À cette crise économique viennent s’ajouter les craintes créées par la situation internationale. Le Guide, l’ayatollah Khamenei a donné le la, expliquant que l’Iran n’était pas contre le peuple américain, mais contre ses dirigeants. Mais lors des cérémonies de commémorations du quarantième anniversaire de la révolution, le ton était maussade. Rien à voir avec les festivités de 20171qui avaient suivi la signature de l’accord de Vienne. Aujourd’hui, les gens n’ont pas le cœur à la fête. Si, individuellement, ils n’hésitent pas à exprimer leur mécontentement et à critiquer le gouvernement plus ou moins ouvertement, on est loin d’un mouvement de protestation massif qui pourrait déstabiliser le régime. Les Iraniens connaissent la force, l’efficacité et la violence du système répressif et les exemples des chaos irakien et syrien ne les encouragent pas à descendre en masse dans les rues. En outre, la contestation populaire est parasitée par les pressions américaines et le contexte géopolitique régional.

L’ubérisation est en marche

Dans ce contexte géopolitique et économique cahoteux, la précarité gagne du terrain. Ali, chauffeur de Snapp, une société locale qui fonctionne sur le modèle d’Uber, travaille 12 heures par jour dans la circulation étouffante de Téhéran. Il doit vivre avec l’équivalent d’environ 7 euros par jour, soit 230 euros mensuels, chez un ami qui l’héberge gratuitement. Tous les vingt jours, il va rejoindre sa famille restée à Gonbad-e Qabous, sa ville natale du nord-est, en prenant des passagers pour amortir les frais du voyage. Farangis aussi conduit son taxi.
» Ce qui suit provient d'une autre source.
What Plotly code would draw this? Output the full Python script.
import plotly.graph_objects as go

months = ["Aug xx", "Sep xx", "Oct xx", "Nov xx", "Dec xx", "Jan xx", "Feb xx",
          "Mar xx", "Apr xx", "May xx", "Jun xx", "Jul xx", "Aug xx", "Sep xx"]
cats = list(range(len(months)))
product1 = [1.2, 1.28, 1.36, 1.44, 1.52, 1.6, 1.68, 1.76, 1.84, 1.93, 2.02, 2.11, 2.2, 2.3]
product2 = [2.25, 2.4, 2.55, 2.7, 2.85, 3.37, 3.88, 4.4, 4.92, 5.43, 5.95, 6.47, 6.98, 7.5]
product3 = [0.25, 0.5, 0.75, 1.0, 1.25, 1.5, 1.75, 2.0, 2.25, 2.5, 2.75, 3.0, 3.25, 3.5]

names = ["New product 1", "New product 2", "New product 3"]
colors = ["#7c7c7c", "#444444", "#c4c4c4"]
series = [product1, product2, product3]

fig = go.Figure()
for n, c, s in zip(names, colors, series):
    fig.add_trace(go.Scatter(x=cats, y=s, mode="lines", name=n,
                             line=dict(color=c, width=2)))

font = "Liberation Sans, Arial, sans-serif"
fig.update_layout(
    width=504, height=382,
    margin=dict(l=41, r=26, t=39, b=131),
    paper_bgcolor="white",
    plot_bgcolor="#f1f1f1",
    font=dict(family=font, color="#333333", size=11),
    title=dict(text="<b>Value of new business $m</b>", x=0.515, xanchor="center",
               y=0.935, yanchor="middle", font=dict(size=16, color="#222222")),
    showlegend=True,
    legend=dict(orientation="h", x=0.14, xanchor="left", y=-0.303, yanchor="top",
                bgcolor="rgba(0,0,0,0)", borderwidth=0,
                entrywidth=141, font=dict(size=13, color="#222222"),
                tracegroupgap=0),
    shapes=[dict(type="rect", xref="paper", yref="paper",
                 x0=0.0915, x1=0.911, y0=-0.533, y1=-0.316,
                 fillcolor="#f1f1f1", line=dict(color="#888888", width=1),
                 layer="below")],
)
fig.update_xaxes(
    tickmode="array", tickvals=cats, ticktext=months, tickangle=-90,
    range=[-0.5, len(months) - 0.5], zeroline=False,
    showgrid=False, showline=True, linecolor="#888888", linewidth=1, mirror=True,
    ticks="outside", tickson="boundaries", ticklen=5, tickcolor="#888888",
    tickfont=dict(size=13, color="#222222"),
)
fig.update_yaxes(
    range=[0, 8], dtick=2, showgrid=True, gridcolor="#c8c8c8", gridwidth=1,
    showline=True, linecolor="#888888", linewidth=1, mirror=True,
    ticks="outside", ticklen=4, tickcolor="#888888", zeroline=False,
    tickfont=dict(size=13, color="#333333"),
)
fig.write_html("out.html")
Elle travaille avec Snapp Rose, une application dont les chauffeurs sont... des chauffeuses, très utilisée par des familles, notamment pour acheminer les enfants. Il y a quarante ans, il était inimaginable pour une femme d’exercer une telle profession. Mais aujourd’hui, même si son mari occupe un emploi à 30 millions de rials (630 euros), ce couple typique de la classe moyenne a besoin des revenus de Farangis pour vivre convenablement.

À l’image d’Ali et Farangis, plus de 500 000 chauffeurs, dont 120 000 à Téhéran, selon le directeur commercial de Snapp, ont été pris dans le piège de l’ubérisation. Un choix qui a tout du pis-aller pour ces auto-entrepreneurs car le système est basé sur la mise en concurrence, les clients ayant la possibilité de choisir le plus offrant.

Dans un pays où le taux de chômage des jeunes de 19 à 29 ans atteint 25,5 %2, la précarisation s’étend. L’Iran forme deux fois plus d’ingénieurs que la France, mais ceux-ci ne trouvent pas de travail dans leur domaine de compétence. Ceux qui ont les moyens quittent le pays, les autres exercent un métier sans aucun rapport avec leur formation initiale. Dans les cafés branchés qui ont envahi le centre de Téhéran, on croise quantités de jeunes formés à bac + 5, reconvertis dans la restauration.

Une géopolitique bouleversée

Officiellement, selon les autorités, l’Iran n’est pas en guerre car son intervention en Syrie fait suite à la demande du gouvernement syrien. Cependant, le bouleversement des équilibres intervenu suite aux événements sur le terrain a changé complètement la donne. Dorénavant, la Russie occupe le rôle d’arbitre qui était auparavant dévolu aux États-Unis depuis des décennies. Un arbitre moins impliqué dans la question israélienne. Désormais, l’Iran et Israël sont face à face. Aucun des deux ne peut songer à faire disparaître l’autre sans créer de conséquences mondiales majeures. Les deux pays sont ainsi au cœur d’une guerre froide qui ressemble à celle qui opposait autrefois le bloc soviétique au bloc occidental. Installés militairement en Syrie, aux portes d’Israël, les Iraniens se tiennent pour l’instant tranquilles, mais cette position géographique nouvellement acquise leur offre un atout qu’ils ne manqueront pas de mettre dans la balance, lors des négociations avec l’Occident.

Ces « victoires » régionales dont se targuent les autorités en glorifiant le patriotisme n’ont aucune incidence positive sur la vie quotidienne des Iraniens qui désirent avant tout la paix et la stabilité. Une volonté qui s’exprime surtout parmi les couches moyennes et les membres de l’establishment dont les enfants ont dû souvent s’expatrier. Non pas en Russie, allié principal de l’Iran, ni en Chine, partenaire privilégié, mais… en Amérique du Nord.

1« Espoirs et simulacres du changement en Iran », Le Monde diplomatique, mai 2016.

2Centre des statistiques d’Iran, 1er décembre 2018.